RECORDED INFORMATION:
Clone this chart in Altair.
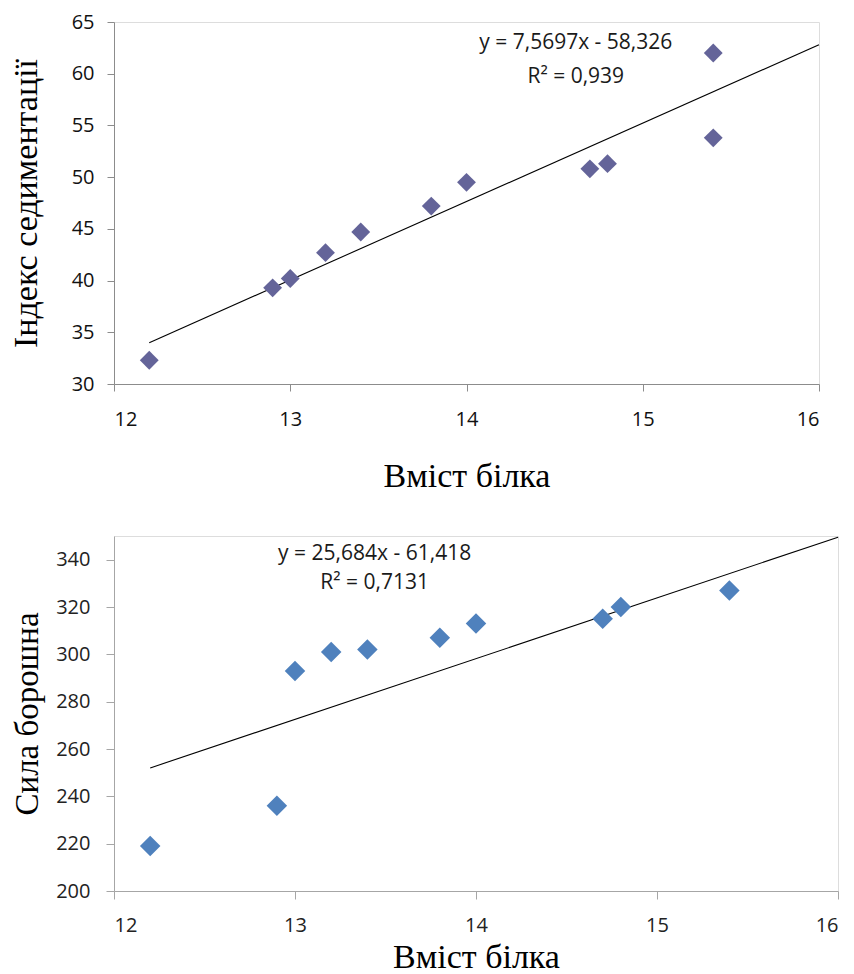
import altair as alt
import pandas as pd

# ---- data ----
protein_top = [12.2, 12.9, 13.0, 13.2, 13.4, 13.8, 14.0, 14.7, 14.8, 15.4, 15.4]
sedimentation = [32.3, 39.3, 40.2, 42.7, 44.7, 47.2, 49.5, 50.8, 51.3, 53.8, 62.0]

protein_bottom = [12.2, 12.9, 13.0, 13.2, 13.4, 13.8, 14.0, 14.7, 14.8, 15.4]
flour_strength = [219, 236, 293, 301, 302, 307, 313, 315, 320, 327]

trend_x = [12.2, 16.0]
trend_top_y = [34.0, 62.8]
trend_bottom_y = [252.0, 349.5]

x_ticks = [12, 13, 14, 15, 16]
top_y_ticks = [30, 35, 40, 45, 50, 55, 60, 65]
bottom_y_ticks = [200, 220, 240, 260, 280, 300, 320, 340]

top_eq = ["y = 7,5697x - 58,326", "R² = 0,939"]
bottom_eq = ["y = 25,684x - 61,418", "R² = 0,7131"]

x_title = "Вміст білка"
top_y_title = "Індекс седиментації"
bottom_y_title = "Сила борошна"

# annotation anchor points (data coordinates)
top_eq_x = [14.62, 14.62]
top_eq_y = [63.0, 59.7]
bottom_eq_x = [13.44, 13.44]
bottom_eq_y = [342.5, 330.2]

TICK_FONT = "Open Sans"
TITLE_FONT = "Liberation Serif"


def make_panel(px, py, tx, ty, ex, ey, etext, ydom, yticks, ytitle, color,
               width, height, msize, axis_color, lab_color, ylabpad, ytick,
               ytitlepad, xlabpad, xtitlepad, ytitlesize):
    pts = pd.DataFrame({"x": px, "y": py})
    trend = pd.DataFrame({"x": tx, "y": ty})
    ann = pd.DataFrame({"x": ex, "y": ey, "t": etext})

    xs = alt.Scale(domain=[12, 16], nice=False, zero=False)
    ys = alt.Scale(domain=ydom, nice=False, zero=False)

    xaxis = alt.Axis(
        values=x_ticks, format="d", title=x_title, grid=False,
        domainColor=axis_color, tickColor=axis_color, tickSize=ytick,
        labelFont=TICK_FONT, labelFontSize=20, labelColor=lab_color,
        labelPadding=xlabpad, titleFont=TITLE_FONT, titleFontSize=34,
        titleFontWeight="normal", titleColor="#000000", titlePadding=xtitlepad,
    )
    yaxis = alt.Axis(
        values=yticks, format="d", title=ytitle, grid=False,
        domainColor=axis_color, tickColor=axis_color, tickSize=ytick,
        labelFont=TICK_FONT, labelFontSize=20, labelColor=lab_color,
        labelPadding=ylabpad, titleFont=TITLE_FONT, titleFontSize=ytitlesize,
        titleFontWeight="normal", titleColor="#000000", titlePadding=ytitlepad,
    )

    points = alt.Chart(pts).mark_point(
        shape="diamond", filled=True, opacity=1, size=msize, color=color
    ).encode(
        x=alt.X("x:Q", scale=xs, axis=xaxis),
        y=alt.Y("y:Q", scale=ys, axis=yaxis),
    )
    line = alt.Chart(trend).mark_line(color="#000000", strokeWidth=1.1).encode(
        x=alt.X("x:Q", scale=xs),
        y=alt.Y("y:Q", scale=ys),
    )
    text = alt.Chart(ann).mark_text(
        font=TICK_FONT, fontSize=21, color="#1a1a1a", align="center",
        baseline="middle",
    ).encode(
        x=alt.X("x:Q", scale=xs),
        y=alt.Y("y:Q", scale=ys),
        text="t:N",
    )
    return alt.layer(line, points, text).properties(width=width, height=height)


top = make_panel(protein_top, sedimentation, trend_x, trend_top_y,
                 top_eq_x, top_eq_y, top_eq, [30, 65], top_y_ticks,
                 top_y_title, "#646499", 705, 362, 355, "#8c8c8c", "#111111",
                 13, 7, 28, 18, 30, 34)
bottom = make_panel(protein_bottom, flour_strength, trend_x, trend_bottom_y,
                    bottom_eq_x, bottom_eq_y, bottom_eq, [200, 350],
                    bottom_y_ticks, bottom_y_title, "#4f81bd", 724, 355, 420,
                    "#a6a6a6", "#222222", 16, 8, 11, 16, 5, 33)

chart = alt.vconcat(top, bottom, spacing=40).properties(
    padding={"left": 0, "top": 3, "right": 0, "bottom": 0}
).configure_view(stroke=None).configure(background="white")

chart.save("out.html", embed_options={"renderer": "svg", "actions": False})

PROBLEM TO WORK ON: Return the listing above in full and without alteration, excluding its pictures.

RESPONSE TO THIS TASK:
Clone this chart in Altair.
import altair as alt
import pandas as pd

# ---- data ----
protein_top = [12.2, 12.9, 13.0, 13.2, 13.4, 13.8, 14.0, 14.7, 14.8, 15.4, 15.4]
sedimentation = [32.3, 39.3, 40.2, 42.7, 44.7, 47.2, 49.5, 50.8, 51.3, 53.8, 62.0]

protein_bottom = [12.2, 12.9, 13.0, 13.2, 13.4, 13.8, 14.0, 14.7, 14.8, 15.4]
flour_strength = [219, 236, 293, 301, 302, 307, 313, 315, 320, 327]

trend_x = [12.2, 16.0]
trend_top_y = [34.0, 62.8]
trend_bottom_y = [252.0, 349.5]

x_ticks = [12, 13, 14, 15, 16]
top_y_ticks = [30, 35, 40, 45, 50, 55, 60, 65]
bottom_y_ticks = [200, 220, 240, 260, 280, 300, 320, 340]

top_eq = ["y = 7,5697x - 58,326", "R² = 0,939"]
bottom_eq = ["y = 25,684x - 61,418", "R² = 0,7131"]

x_title = "Вміст білка"
top_y_title = "Індекс седиментації"
bottom_y_title = "Сила борошна"

# annotation anchor points (data coordinates)
top_eq_x = [14.62, 14.62]
top_eq_y = [63.0, 59.7]
bottom_eq_x = [13.44, 13.44]
bottom_eq_y = [342.5, 330.2]

TICK_FONT = "Open Sans"
TITLE_FONT = "Liberation Serif"


def make_panel(px, py, tx, ty, ex, ey, etext, ydom, yticks, ytitle, color,
               width, height, msize, axis_color, lab_color, ylabpad, ytick,
               ytitlepad, xlabpad, xtitlepad, ytitlesize):
    pts = pd.DataFrame({"x": px, "y": py})
    trend = pd.DataFrame({"x": tx, "y": ty})
    ann = pd.DataFrame({"x": ex, "y": ey, "t": etext})

    xs = alt.Scale(domain=[12, 16], nice=False, zero=False)
    ys = alt.Scale(domain=ydom, nice=False, zero=False)

    xaxis = alt.Axis(
        values=x_ticks, format="d", title=x_title, grid=False,
        domainColor=axis_color, tickColor=axis_color, tickSize=ytick,
        labelFont=TICK_FONT, labelFontSize=20, labelColor=lab_color,
        labelPadding=xlabpad, titleFont=TITLE_FONT, titleFontSize=34,
        titleFontWeight="normal", titleColor="#000000", titlePadding=xtitlepad,
    )
    yaxis = alt.Axis(
        values=yticks, format="d", title=ytitle, grid=False,
        domainColor=axis_color, tickColor=axis_color, tickSize=ytick,
        labelFont=TICK_FONT, labelFontSize=20, labelColor=lab_color,
        labelPadding=ylabpad, titleFont=TITLE_FONT, titleFontSize=ytitlesize,
        titleFontWeight="normal", titleColor="#000000", titlePadding=ytitlepad,
    )

    points = alt.Chart(pts).mark_point(
        shape="diamond", filled=True, opacity=1, size=msize, color=color
    ).encode(
        x=alt.X("x:Q", scale=xs, axis=xaxis),
        y=alt.Y("y:Q", scale=ys, axis=yaxis),
    )
    line = alt.Chart(trend).mark_line(color="#000000", strokeWidth=1.1).encode(
        x=alt.X("x:Q", scale=xs),
        y=alt.Y("y:Q", scale=ys),
    )
    text = alt.Chart(ann).mark_text(
        font=TICK_FONT, fontSize=21, color="#1a1a1a", align="center",
        baseline="middle",
    ).encode(
        x=alt.X("x:Q", scale=xs),
        y=alt.Y("y:Q", scale=ys),
        text="t:N",
    )
    return alt.layer(line, points, text).properties(width=width, height=height)


top = make_panel(protein_top, sedimentation, trend_x, trend_top_y,
                 top_eq_x, top_eq_y, top_eq, [30, 65], top_y_ticks,
                 top_y_title, "#646499", 705, 362, 355, "#8c8c8c", "#111111",
                 13, 7, 28, 18, 30, 34)
bottom = make_panel(protein_bottom, flour_strength, trend_x, trend_bottom_y,
                    bottom_eq_x, bottom_eq_y, bottom_eq, [200, 350],
                    bottom_y_ticks, bottom_y_title, "#4f81bd", 724, 355, 420,
                    "#a6a6a6", "#222222", 16, 8, 11, 16, 5, 33)

chart = alt.vconcat(top, bottom, spacing=40).properties(
    padding={"left": 0, "top": 3, "right": 0, "bottom": 0}
).configure_view(stroke=None).configure(background="white")

chart.save("out.html", embed_options={"renderer": "svg", "actions": False})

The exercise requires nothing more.